**What is required**
Pick out every line in the data below that holds "script".

**Records supplied**
========
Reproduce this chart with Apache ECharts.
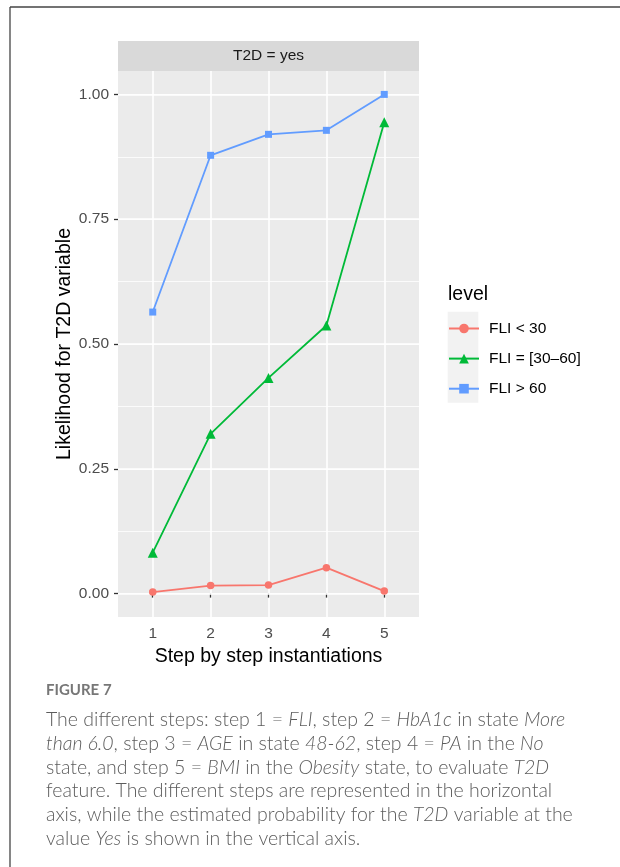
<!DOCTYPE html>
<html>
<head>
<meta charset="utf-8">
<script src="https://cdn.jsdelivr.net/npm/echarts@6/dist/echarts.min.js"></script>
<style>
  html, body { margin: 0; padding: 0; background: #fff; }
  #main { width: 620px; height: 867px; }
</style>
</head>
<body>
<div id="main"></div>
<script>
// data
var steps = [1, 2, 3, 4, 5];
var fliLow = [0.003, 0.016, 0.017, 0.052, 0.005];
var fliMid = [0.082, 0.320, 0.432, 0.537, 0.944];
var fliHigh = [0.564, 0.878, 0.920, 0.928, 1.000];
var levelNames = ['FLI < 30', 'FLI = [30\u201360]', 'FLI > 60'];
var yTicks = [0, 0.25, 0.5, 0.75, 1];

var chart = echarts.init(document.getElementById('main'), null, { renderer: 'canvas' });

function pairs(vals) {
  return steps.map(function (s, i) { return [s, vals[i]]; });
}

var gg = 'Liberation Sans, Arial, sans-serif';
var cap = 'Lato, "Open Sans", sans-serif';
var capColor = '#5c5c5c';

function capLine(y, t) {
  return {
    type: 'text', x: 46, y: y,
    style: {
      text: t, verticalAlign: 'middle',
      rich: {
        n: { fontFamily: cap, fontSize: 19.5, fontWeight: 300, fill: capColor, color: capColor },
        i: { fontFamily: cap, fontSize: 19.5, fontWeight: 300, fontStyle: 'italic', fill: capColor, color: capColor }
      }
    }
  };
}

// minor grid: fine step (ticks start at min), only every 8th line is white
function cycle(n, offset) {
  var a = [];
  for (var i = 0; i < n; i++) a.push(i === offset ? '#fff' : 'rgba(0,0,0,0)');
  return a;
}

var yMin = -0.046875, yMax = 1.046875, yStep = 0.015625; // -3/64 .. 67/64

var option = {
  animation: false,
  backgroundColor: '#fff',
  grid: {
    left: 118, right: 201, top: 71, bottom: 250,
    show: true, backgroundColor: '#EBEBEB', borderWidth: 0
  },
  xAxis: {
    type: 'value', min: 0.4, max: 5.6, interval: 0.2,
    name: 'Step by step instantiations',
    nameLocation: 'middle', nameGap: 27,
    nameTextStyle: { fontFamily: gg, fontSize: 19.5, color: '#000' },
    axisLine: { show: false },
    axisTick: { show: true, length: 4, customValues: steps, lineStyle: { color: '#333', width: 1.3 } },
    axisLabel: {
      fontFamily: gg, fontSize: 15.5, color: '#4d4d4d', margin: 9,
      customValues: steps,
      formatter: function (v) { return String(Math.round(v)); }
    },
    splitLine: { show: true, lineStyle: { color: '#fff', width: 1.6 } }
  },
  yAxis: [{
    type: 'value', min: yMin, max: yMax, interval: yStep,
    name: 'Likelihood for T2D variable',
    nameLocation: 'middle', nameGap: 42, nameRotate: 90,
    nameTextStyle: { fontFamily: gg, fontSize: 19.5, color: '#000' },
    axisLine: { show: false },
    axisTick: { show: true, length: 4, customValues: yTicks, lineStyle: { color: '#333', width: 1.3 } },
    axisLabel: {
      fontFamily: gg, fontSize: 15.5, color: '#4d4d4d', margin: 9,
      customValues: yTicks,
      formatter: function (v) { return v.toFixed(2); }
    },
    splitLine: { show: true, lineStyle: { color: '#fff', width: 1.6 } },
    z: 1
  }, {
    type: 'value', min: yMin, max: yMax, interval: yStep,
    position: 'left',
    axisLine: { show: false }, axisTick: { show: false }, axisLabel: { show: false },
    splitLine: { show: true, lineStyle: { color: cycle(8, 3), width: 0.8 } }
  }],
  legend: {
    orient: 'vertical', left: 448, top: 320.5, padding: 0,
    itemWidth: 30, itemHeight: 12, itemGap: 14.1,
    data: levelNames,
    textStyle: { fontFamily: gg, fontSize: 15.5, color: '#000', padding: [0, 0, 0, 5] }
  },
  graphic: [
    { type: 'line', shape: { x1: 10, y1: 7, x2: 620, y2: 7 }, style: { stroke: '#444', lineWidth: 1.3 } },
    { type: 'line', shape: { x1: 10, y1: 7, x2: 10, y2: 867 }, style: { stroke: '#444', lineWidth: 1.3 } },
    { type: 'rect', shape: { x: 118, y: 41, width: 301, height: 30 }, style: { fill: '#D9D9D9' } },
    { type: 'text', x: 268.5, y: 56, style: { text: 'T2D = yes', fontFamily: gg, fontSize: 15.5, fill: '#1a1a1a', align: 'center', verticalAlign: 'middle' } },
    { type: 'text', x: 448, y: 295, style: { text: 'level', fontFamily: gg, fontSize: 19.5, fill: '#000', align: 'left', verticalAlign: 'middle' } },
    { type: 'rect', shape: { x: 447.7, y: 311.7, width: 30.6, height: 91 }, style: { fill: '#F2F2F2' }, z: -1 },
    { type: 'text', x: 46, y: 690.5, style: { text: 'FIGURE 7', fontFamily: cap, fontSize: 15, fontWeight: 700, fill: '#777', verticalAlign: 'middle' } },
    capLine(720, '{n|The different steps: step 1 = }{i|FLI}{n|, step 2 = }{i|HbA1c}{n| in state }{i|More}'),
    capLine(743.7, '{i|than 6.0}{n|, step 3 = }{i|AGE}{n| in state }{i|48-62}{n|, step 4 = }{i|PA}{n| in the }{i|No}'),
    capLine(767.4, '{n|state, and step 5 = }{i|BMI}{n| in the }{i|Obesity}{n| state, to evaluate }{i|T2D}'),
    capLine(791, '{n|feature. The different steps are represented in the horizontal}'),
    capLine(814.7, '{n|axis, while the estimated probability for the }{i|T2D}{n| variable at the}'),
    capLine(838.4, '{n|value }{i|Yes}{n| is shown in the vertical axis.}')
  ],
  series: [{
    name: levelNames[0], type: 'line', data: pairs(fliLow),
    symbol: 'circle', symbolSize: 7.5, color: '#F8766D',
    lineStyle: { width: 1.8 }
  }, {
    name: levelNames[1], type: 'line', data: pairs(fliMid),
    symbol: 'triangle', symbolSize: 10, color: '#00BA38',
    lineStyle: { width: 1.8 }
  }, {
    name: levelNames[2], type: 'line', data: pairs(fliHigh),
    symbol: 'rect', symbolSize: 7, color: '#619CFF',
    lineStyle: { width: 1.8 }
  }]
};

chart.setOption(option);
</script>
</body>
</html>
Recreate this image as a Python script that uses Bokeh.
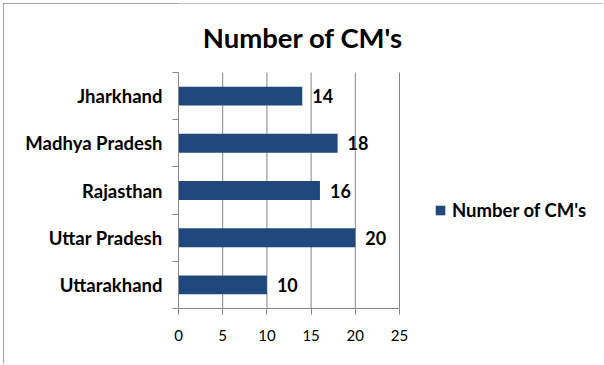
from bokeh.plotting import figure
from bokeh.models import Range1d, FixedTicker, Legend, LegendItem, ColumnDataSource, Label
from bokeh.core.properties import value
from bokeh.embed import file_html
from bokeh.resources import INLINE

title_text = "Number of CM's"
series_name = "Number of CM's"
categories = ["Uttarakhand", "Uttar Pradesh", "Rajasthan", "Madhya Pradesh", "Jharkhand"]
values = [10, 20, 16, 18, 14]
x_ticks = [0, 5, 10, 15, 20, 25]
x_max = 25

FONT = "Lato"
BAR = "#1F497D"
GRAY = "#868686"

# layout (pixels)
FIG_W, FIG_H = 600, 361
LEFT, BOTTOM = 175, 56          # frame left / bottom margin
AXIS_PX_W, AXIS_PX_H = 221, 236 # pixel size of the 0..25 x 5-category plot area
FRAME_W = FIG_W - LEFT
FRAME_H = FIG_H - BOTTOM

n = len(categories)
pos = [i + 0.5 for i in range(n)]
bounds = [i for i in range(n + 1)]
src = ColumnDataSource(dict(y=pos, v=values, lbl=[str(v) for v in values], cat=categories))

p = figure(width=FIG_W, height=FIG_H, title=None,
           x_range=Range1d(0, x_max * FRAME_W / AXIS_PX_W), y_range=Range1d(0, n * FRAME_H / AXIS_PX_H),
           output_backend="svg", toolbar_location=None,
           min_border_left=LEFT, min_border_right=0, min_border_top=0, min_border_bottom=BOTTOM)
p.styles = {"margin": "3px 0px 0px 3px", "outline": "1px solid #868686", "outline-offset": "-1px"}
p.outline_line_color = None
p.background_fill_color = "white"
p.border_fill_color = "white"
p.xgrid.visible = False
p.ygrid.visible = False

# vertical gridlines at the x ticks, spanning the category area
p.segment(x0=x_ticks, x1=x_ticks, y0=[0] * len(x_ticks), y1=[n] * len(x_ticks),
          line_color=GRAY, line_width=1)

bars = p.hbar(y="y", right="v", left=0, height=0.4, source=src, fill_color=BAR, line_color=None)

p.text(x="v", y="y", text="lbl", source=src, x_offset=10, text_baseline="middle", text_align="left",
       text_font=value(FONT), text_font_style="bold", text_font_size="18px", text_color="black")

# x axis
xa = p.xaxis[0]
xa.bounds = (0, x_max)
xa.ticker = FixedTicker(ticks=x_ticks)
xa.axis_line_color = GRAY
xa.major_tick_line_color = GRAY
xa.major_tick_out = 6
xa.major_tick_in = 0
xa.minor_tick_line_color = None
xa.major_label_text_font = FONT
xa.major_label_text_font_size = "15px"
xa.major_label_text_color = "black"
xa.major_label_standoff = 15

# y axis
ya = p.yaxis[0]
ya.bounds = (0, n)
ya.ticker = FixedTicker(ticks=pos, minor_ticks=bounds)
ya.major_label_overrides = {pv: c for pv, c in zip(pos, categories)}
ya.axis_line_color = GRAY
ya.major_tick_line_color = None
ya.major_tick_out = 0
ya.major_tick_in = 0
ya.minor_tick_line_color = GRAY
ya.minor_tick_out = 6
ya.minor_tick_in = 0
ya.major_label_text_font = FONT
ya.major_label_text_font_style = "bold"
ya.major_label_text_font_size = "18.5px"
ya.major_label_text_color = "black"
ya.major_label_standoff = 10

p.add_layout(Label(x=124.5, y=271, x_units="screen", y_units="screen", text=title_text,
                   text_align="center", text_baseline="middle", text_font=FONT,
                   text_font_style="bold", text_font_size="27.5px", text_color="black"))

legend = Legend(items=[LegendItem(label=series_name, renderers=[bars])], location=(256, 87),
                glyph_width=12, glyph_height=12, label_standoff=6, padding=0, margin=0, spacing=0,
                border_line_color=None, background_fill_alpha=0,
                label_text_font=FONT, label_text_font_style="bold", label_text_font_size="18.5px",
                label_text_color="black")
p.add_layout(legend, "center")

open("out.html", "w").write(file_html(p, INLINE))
========
**Answer to this problem**
<script src="https://cdn.jsdelivr.net/npm/echarts@6/dist/echarts.min.js"></script>
<script>
</script>
Recreate this image as a Python script that uses Bokeh.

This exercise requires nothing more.